Competition Commission sees Color of Money on Sky Movies
Published: 09.50 UTC, February 8, 2011 by Julian Clover
The Competition Commission has begun its inquiry into Sky’s movie deals with an analysis that BSkyB has consistently earned excess profits, both in the recent past, and over a long period.
The involvement of the Commission springs from Ofcom’s long running pay-TV review. Under question are the exclusive pay-TV rights held by BSkyB with the Hollywood majors. Ofcom referred the matter to the Competition Commission because it felt further investigation to be outside its powers.
As its starting point the Commission uses an analysis conducted by the Oxford-based financial analysts Oxera, though assessing whether it would have followed the same analysis.

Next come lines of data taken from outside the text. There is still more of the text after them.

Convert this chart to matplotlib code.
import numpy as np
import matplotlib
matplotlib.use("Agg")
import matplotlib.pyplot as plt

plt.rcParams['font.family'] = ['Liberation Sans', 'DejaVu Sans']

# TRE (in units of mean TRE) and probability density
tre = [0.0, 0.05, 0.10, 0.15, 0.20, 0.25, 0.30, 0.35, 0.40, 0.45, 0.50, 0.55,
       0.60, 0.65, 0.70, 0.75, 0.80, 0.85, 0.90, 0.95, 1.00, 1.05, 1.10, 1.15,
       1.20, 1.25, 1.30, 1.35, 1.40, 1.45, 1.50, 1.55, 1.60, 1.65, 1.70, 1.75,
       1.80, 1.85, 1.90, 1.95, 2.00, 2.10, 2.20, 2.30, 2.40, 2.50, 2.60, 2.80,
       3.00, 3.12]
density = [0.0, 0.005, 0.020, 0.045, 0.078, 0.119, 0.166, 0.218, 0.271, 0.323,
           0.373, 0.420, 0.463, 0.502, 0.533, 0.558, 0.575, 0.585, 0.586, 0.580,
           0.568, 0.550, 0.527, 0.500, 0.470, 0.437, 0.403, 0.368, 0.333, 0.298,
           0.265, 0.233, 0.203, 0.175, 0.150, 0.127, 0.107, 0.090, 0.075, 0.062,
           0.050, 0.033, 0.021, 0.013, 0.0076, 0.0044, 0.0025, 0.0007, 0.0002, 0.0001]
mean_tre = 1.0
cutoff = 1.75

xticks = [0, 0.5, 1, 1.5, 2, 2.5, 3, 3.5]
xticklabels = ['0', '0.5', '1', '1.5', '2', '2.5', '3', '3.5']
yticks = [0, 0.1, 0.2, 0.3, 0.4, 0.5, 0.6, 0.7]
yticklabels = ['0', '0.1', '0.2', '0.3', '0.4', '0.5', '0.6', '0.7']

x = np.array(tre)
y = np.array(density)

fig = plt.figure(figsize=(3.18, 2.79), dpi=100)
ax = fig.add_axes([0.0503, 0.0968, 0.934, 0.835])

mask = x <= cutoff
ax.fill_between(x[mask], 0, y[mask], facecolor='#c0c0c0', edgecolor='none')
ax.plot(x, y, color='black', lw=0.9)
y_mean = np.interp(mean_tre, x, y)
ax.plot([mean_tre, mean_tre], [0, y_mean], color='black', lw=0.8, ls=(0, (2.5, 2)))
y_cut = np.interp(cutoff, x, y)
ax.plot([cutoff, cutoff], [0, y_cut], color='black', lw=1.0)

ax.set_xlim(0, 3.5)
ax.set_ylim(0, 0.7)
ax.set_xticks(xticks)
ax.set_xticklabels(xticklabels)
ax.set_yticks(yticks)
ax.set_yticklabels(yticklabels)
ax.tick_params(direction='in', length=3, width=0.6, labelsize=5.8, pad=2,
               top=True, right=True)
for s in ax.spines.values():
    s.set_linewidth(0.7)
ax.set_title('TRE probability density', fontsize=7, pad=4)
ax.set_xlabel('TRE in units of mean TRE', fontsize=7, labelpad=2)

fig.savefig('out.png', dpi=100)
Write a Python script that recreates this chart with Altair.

The Commission says an element of the profits may be down to successful innovation or the weakness of its competitors. However, it concedes that such profitability may not continue into perpetuity. “Although Sky has taken significant risks in the past, its most risky investments were many years ago and achieved short payback periods. Therefore, it appears to us that Sky’s excess profits can no longer be explained by the risk of its earlier investments,” says the paper.
It suggests Sky’s wholesale business may be more profitable than its retail business, but says ascertaining the split between basic and pay revenues or sports and movies is more difficult to ascertain. “We have seen no evidence that movies is a less profitable part of Sky than Sky as a whole, and there is some evidence (in addition to that put forward by Ofcom) which suggests that it is more profitable.”

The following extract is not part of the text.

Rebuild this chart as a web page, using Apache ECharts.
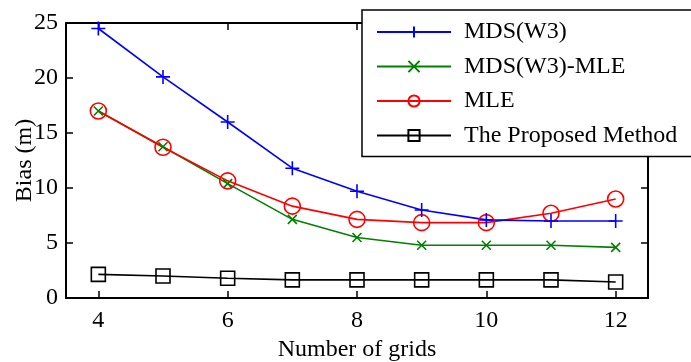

A spokesperson for BSkyB told Broadband TV News: “We stand by our record in bringing choice and innovation to UK consumers. We believe that Sky’s profitability today reflects its past investments and its success in delivering highly valued products to customers. The CC’s movies investigation is at a preliminary stage and we will respond to its working papers as the process continues.”
The Competition Commission will now commence a second set of hearings, following those parties already heard in October. It anticipates the publication of its provisional findings in April 2011.